The fact that Bush the father and son have pursued very different policies toward Iraq suggests to me that this isn’t all about the Bushes and their connection to oil and the Saudis. If it were, you’d expect to see the same behavior. Unless, of course, you argue that Bush the father didn’t overthrow Saddam because of reasons of oil, and Bush the son did for reasons of oil, in which case it’s not a very interesting argument.

But here’s a larger issue for U.S. policymakers: You say that the U.S.-Saudi relationship could be entering the end-game. On that, we agree. Too many Saudi and American officials give the impression that this relationship can coast on autopilot. In fact, it is a Cold War relationship, built on a Cold War rationale. Left to coast on autopilot, the serious problems in the relationship could cause the relationship to collapse now that the Cold War is over. After all, Saudi Arabia is a country that doesn’t let women drive, uses the Quran as its constitution, and beheads people. There’s not a lot to keep us working together. Oil interests alone will not keep this relationship glued together.

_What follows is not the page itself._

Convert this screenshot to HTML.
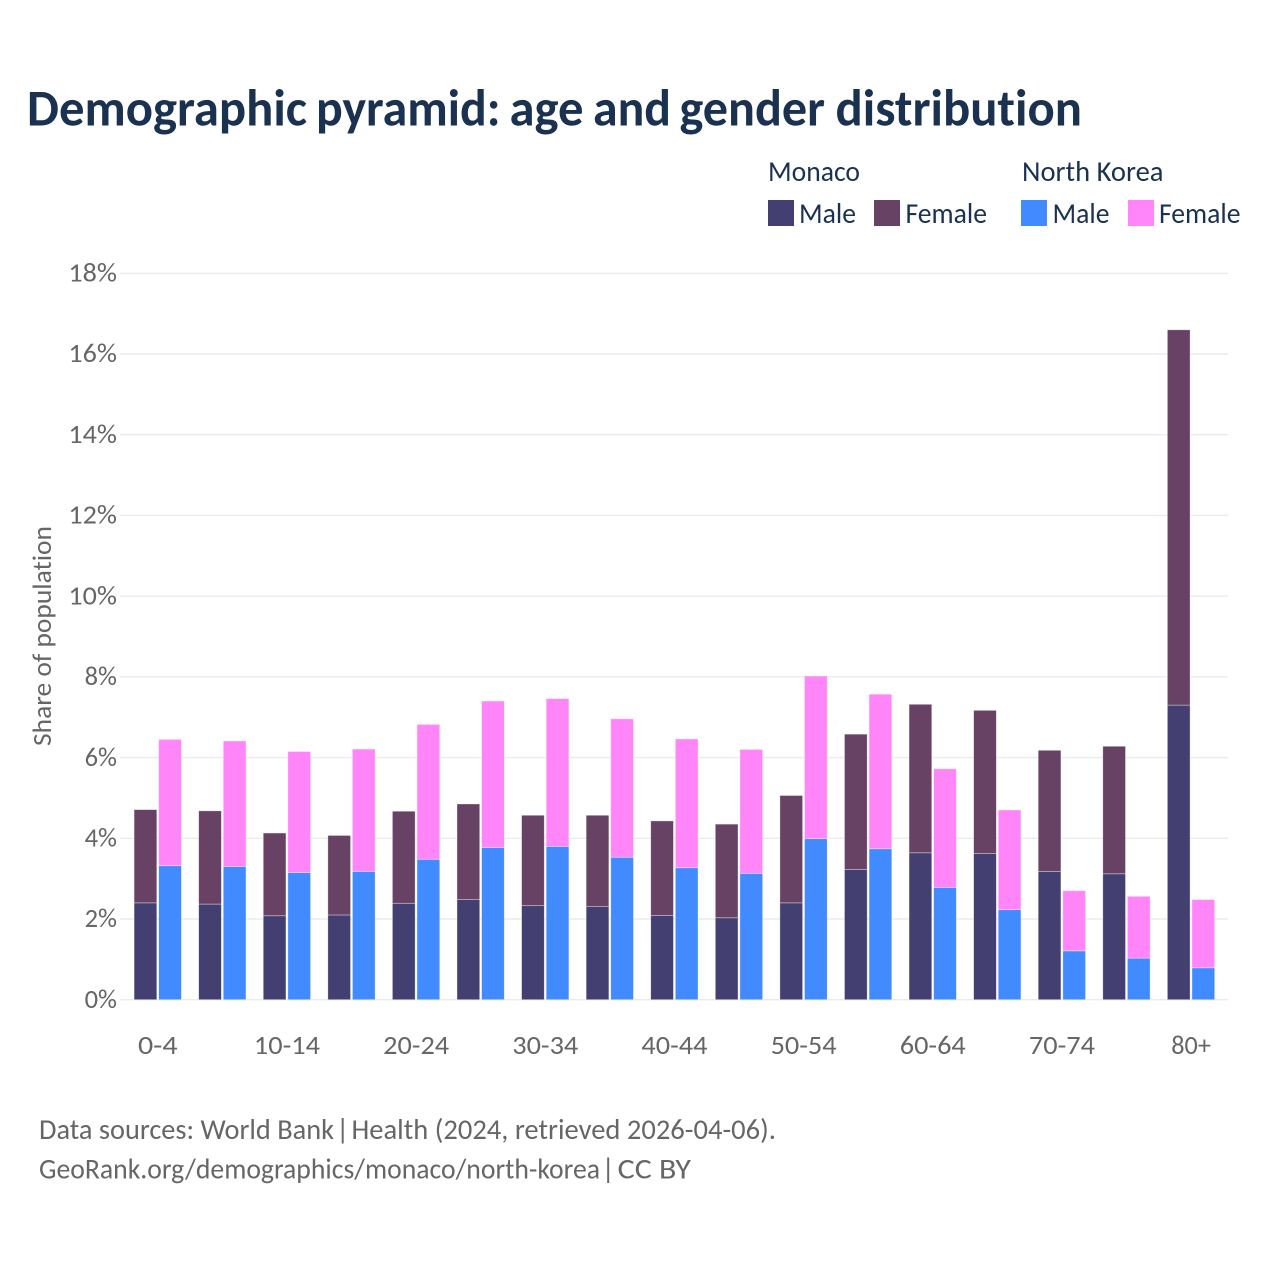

But here’s my question to you: Is it good for the United States and the world if the U.S.-Saudi Arabian relationship collapses? The thought terrifies me. With Saudi Arabia and the United States on different sides of a war, we will indeed enter a true clash of civilizations. We are not there yet. But a real clash of civilizations will be ugly and extraordinarily dangerous. I believe we need to find a way to both work on the same side.

Skeptics will say this can never happen; we’re already on opposite sides. I disagree. Since May 2003, when Saudi Arabia experienced its own terrorist attacks, the ruling family has come down hard on terrorism. The most radical clerics have been rounded up—by some counts, up to 2,000 people. Charities are now either shut down or have been reorganized so that they can be closely monitored. Anecdotal evidence that I’ve collected suggests that in Pakistan and the West Bank, officials see a drop in Saudi money to Hamas and Pakistan’s madrassahs. There are now running gun battles in the streets of Riyadh between al-Qaida and Saudi forces. Even though the Saudi crown prince and other members of the ruling family have tried to pin some of this on Israel and Zionists—a fact that I agree the Bush administration should come down harder against, because it’s so absurd and only fosters hate—they are going after al-Qaida cells and charities, much as we’ve been asking them to. The Saudis most certainly haven’t just blamed the terrorism on Zionists and then swept it under the rug. There is now unprecedented information-sharing between Saudi Arabia and U.S. intelligence services. Do we need to stay on top of this? Absolutely. Will Saudi Arabia get distracted? They could if we, too, lose our focus, as we are prone to do.

Administration officials have become much more positive toward Saudi Arabia since May 2003. Appropriately, they were not terribly generous toward the Saudis before then, suggesting the “free pass” simply wasn’t there. At no point before May 2003 did the administration come out in a coordinated fashion and try to stop the constant attacks on the kingdom in the press. After 2003, when Saudi behavior changed, the administration began making much more positive statements. It would be useful to know what you’d need to see in order to believe Saudi Arabia is not getting a free pass.

The problems we see today are a product of policy choices from the 1980s that were left to fester by everyone in the 1990s, through sins of omission and commission, a point I’d be happy to expand upon in our next exchange.